Produktpiraterie

Mit Knowhow gegen Markenklau


Chemnitz. Wie können Textilprodukte fälschungssicher hergestellt werden? Industrie und Handel sind von Produktpiraterie gleichermaßen betroffen. Die Branche sucht nach Lösungen, doch der Kampf gegen den Markenklau bei Heim- und Haustextilien ist aufwändig.

"Wie die Praxis zeigt, genügen Patent- und Musterschutz sowie juristisches Vorgehen gegen Produktpiraten allein nicht", erklärt Bertram Höfer, Hauptgeschäftsführer des Verbandes der Nord-Ostdeutschen Textil- und Bekleidungsindustrie (vti). "Deshalb haben wir über neue Möglichkeiten nachgedacht, diese Wirtschaftsverbrechen zu verhindern."

Der Verband rief hierzu ein so genanntes Innovationsforum ins Leben: "Modifizierung der Faser/des Fadens als Informationsträger zur Bekämpfung von Produkt- und Markenpiraterie in der textilen Kette" lautete der etwas umständliche Titel, hinter dem sich die schlichte Frage verbarg, wie Textilprodukte fälschungssicher hergestellt werden können. Die Teilnehmer - Textilforscher und Experten aus vti-Mitgliedsunternehmen - diskutieren bereits seit Ende November 2012 in Workshops Ideen und Lösungsansätze. Das Hauptaugenmerk des vom Bundesministerium für Bildung und Forschung (BMBF) unterstützten Innovationsforums liegt sowohl auf der Entwicklung von fälschungssicheren Produktkennzeichnungen als auch auf der Entwicklung von Methoden zur Identifizierung von Fälschungen.

Gerda Koszinowski, Leitende Regierungsdirektorin des Hauptzollamtes Erfurt, belegte auf der Veranstaltung in Chemnitz anhand von Zahlen das rasante Ansteigen der Einfuhr von gefälschten Produkten, insbesondere aus Asien. Allein die sächsische Textil- und Modebranche erleidet nach vti-Angaben jährlich Umsatzeinbußen in Höhe von sechs Millionen Euro infolge der um sich greifenden Produkt- und Markenpiraterie.

Betroffen ist beispielsweise die Damastweberei Curt Bauer aus Aue: "Seit Jahren entdecken wir bei afrikanischen Händlern immer wieder gefälschte Curt-Bauer-Produkte, die in nachgeahmten Verpackungen angeboten werden", klagt Geschäftsführer Michael Bauer. "Solche Plagiate habe ich in der mauretanischen Hauptstadt Nouakchott in mehreren Shops gefunden.

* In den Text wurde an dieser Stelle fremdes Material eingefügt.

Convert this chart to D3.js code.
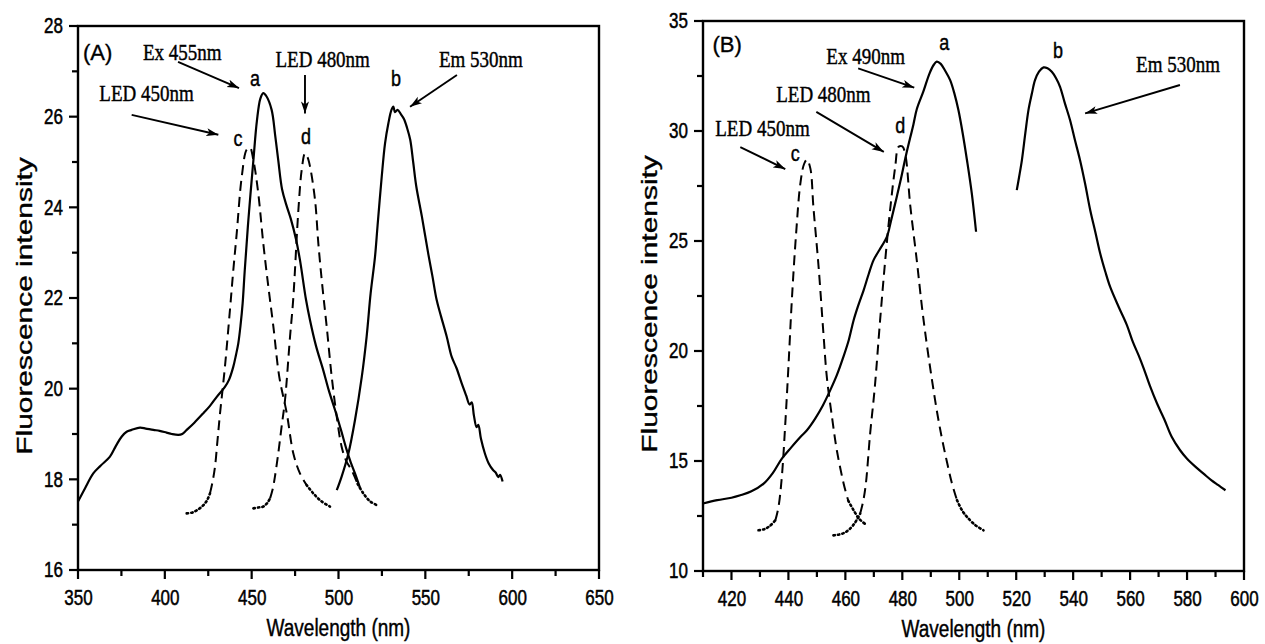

Die Webkante trug originellerweise die Aufschrift Machen in Deutschland!" Die gefälschten Produkte stammten vermutlich aus China. Bauer: "Schon beim Anfassen der Ware war zu spüren, dass diese Damaste keinesfalls eine so hochwertige Veredelung erhalten haben wie unsere. Der Schaden, den unser Unternehmen durch Marken- und Produktpiraterie erleidet, liegt pro Jahr schätzungsweise bei rund einer Million Euro."

Doch wie können Textilprodukte fälschungssicher hergestellt und Fälschungen nachgewiesen werden? "Wir wollen Fasern und Fäden so modifizieren, dass Zollbehörden, Händler und Kunden künftig zuverlässig ihre Herkunft überprüfen können", erklärte vti-Hauptgeschäftsführer Höfer das Ziel des Innovationsforums. Prof. Dr. Rainer Gebhardt vom Sächsischen Textilforschungsinstitut Chemnitz erläuterte hierzu eine Machbarkeitsstudie zu technisch-technologischen Lösungen des Piraterie-Schutzes. So biete sich die Kennzeichnung von Faden oder Faser durch Fluoreszenzfarbstoffe an. Über relativ einfache Verfahren (UVLicht) könne dann die Echtheit der Textilien nachgewiesen werden. Es bestehe jedoch noch erheblicher Forschungsbedarf für entsprechende Ausrüstungspartikel und -methoden, so Gebhardt. Ziel der gemeinsamen Anstrengungen müsse es sein, eindeutige Produktidentifizierungen ohne aufwendiges Kontroll-Equipment zu ermöglichen.

Das Innovationsforum sei hierfür die Initialzündung gewesen, freut sich Bertram Höfer. Der Produktschutz müsse auch in die Vor- und Zwischenstufen der textilen Kette integriert werden, ohne dass jedoch zusätzliche Wertschöpfungsstufen die Erzeugnisse verteuern.